_TASK DESCRIPTION_
Print the lines of the listing below verbatim from its first line through the line bearing "from bokeh.resources import INLINE". Any pictures are to be omitted.
━━ GIVEN MATERIAL
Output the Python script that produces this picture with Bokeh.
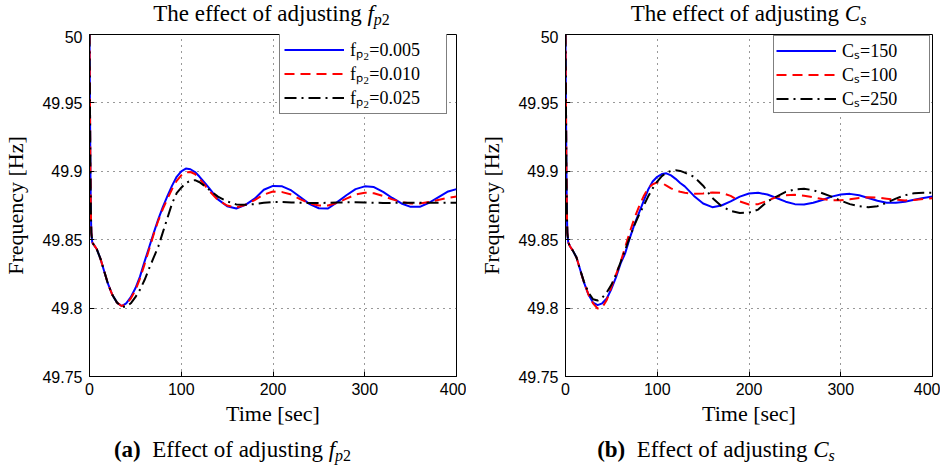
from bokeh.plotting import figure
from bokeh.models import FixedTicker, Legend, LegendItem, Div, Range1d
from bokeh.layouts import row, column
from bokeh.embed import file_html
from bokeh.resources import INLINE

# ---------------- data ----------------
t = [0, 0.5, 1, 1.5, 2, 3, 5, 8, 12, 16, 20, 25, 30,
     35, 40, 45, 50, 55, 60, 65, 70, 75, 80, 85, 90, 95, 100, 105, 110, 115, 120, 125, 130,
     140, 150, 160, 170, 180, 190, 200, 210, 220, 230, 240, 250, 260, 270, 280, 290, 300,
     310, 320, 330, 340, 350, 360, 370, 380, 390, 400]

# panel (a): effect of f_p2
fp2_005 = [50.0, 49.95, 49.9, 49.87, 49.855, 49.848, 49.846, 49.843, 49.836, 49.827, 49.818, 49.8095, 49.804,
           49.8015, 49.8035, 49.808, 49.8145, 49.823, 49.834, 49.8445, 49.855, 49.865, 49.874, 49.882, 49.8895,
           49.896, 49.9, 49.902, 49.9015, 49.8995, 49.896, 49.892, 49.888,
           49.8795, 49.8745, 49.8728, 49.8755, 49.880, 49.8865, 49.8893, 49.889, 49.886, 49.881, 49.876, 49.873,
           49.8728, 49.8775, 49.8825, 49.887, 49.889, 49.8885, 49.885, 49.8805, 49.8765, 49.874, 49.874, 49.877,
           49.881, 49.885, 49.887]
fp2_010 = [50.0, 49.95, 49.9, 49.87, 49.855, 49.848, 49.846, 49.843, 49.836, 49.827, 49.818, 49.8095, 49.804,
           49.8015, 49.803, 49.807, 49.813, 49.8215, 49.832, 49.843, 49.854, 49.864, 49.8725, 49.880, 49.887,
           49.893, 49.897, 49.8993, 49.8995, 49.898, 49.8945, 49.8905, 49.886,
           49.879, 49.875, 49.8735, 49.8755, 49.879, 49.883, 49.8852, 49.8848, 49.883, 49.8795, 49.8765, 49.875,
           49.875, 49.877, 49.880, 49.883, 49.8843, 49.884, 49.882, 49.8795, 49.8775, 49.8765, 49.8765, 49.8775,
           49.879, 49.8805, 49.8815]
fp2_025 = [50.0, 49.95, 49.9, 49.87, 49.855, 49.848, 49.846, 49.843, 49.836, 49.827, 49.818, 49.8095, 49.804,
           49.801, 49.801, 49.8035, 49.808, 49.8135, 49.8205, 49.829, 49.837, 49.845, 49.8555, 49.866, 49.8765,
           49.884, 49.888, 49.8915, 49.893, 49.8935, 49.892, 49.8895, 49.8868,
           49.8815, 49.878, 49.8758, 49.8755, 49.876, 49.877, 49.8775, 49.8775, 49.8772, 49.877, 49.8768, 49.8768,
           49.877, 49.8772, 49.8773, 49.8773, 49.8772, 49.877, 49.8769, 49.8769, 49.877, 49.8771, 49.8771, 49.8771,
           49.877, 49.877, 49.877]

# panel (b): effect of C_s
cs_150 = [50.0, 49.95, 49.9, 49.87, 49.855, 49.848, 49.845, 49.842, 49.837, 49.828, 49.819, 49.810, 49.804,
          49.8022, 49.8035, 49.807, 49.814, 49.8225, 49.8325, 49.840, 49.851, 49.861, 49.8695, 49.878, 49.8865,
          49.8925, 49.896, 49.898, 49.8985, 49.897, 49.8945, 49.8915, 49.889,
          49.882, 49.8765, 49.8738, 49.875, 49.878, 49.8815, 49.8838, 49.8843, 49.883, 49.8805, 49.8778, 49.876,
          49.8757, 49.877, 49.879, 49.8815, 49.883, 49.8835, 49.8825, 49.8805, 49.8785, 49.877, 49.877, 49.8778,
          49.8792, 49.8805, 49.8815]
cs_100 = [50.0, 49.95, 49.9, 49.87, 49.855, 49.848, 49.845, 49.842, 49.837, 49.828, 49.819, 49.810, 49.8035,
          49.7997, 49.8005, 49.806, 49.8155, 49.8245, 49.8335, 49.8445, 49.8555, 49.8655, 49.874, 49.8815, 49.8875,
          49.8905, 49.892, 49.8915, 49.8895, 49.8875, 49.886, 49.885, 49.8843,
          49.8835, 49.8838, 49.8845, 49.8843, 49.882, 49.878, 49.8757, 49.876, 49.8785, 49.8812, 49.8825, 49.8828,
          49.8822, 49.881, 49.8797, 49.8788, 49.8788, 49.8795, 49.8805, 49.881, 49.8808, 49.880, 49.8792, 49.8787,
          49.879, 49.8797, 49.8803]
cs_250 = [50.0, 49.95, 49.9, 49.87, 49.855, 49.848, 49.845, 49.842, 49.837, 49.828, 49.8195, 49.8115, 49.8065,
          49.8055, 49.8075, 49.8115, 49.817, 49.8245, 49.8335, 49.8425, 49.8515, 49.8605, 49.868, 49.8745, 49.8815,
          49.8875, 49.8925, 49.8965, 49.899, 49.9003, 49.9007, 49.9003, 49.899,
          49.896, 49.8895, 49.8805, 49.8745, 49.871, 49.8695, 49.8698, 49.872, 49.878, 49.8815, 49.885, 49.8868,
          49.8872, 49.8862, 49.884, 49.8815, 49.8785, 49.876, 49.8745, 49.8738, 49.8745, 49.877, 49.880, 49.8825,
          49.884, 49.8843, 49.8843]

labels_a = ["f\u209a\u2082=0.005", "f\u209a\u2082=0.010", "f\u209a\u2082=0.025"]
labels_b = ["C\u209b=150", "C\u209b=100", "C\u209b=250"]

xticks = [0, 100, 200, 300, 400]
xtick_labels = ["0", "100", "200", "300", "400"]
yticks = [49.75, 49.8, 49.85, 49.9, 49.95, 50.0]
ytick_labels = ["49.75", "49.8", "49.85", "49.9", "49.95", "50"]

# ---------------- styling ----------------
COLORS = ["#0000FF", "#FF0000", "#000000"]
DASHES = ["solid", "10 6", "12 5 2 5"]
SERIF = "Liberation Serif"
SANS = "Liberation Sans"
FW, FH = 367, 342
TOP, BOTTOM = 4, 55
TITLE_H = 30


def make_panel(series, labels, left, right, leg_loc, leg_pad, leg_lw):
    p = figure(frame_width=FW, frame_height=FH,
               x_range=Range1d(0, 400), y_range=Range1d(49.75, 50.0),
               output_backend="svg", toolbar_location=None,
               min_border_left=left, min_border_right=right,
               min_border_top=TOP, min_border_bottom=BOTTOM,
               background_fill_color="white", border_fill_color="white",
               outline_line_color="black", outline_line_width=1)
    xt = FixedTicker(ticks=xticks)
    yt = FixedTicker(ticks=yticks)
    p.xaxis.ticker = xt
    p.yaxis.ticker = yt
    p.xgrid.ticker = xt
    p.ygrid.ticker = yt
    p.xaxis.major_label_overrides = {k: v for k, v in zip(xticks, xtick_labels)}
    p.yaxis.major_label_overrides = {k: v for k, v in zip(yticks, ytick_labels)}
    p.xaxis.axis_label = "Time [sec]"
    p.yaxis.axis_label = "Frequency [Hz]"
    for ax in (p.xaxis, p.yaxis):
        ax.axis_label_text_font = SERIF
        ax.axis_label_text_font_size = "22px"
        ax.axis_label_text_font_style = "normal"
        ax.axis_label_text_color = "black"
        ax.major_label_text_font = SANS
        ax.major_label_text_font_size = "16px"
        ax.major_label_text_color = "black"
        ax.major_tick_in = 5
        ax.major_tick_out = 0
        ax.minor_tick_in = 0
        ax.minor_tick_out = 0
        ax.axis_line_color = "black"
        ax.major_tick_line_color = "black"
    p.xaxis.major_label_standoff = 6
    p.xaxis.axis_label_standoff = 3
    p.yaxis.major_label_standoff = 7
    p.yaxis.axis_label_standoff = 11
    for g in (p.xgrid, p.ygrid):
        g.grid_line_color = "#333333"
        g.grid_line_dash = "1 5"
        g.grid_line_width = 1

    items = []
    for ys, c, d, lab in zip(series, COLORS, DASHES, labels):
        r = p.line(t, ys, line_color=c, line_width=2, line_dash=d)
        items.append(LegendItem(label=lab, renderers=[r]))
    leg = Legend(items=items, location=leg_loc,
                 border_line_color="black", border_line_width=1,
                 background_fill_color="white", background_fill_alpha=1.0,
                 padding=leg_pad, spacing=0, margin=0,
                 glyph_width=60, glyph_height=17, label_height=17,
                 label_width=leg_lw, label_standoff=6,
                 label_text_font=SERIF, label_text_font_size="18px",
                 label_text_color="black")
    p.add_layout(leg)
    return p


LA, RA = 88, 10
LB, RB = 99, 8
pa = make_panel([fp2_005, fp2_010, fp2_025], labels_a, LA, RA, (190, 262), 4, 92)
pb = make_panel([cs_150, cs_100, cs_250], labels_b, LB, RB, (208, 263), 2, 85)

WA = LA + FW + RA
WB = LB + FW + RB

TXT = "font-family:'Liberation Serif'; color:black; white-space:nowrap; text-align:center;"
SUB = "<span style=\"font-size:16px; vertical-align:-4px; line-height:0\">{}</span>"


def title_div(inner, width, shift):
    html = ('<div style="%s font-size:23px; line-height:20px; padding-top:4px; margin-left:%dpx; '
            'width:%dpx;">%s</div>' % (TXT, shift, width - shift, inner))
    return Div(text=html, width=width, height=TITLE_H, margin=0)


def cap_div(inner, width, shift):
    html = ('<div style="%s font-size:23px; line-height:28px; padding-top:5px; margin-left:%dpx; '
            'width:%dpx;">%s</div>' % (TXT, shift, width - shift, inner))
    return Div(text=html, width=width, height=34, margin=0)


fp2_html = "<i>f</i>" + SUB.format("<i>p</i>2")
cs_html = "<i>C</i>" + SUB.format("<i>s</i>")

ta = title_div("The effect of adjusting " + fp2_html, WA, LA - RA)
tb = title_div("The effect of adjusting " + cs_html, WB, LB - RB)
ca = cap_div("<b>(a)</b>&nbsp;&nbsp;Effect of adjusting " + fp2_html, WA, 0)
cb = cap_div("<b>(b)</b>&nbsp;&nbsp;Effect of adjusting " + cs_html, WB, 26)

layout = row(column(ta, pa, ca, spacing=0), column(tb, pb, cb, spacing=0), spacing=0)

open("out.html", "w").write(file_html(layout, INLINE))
━━━━
_WRITTEN RESPONSE_
Output the Python script that produces this picture with Bokeh.
from bokeh.plotting import figure
from bokeh.models import FixedTicker, Legend, LegendItem, Div, Range1d
from bokeh.layouts import row, column
from bokeh.embed import file_html
from bokeh.resources import INLINE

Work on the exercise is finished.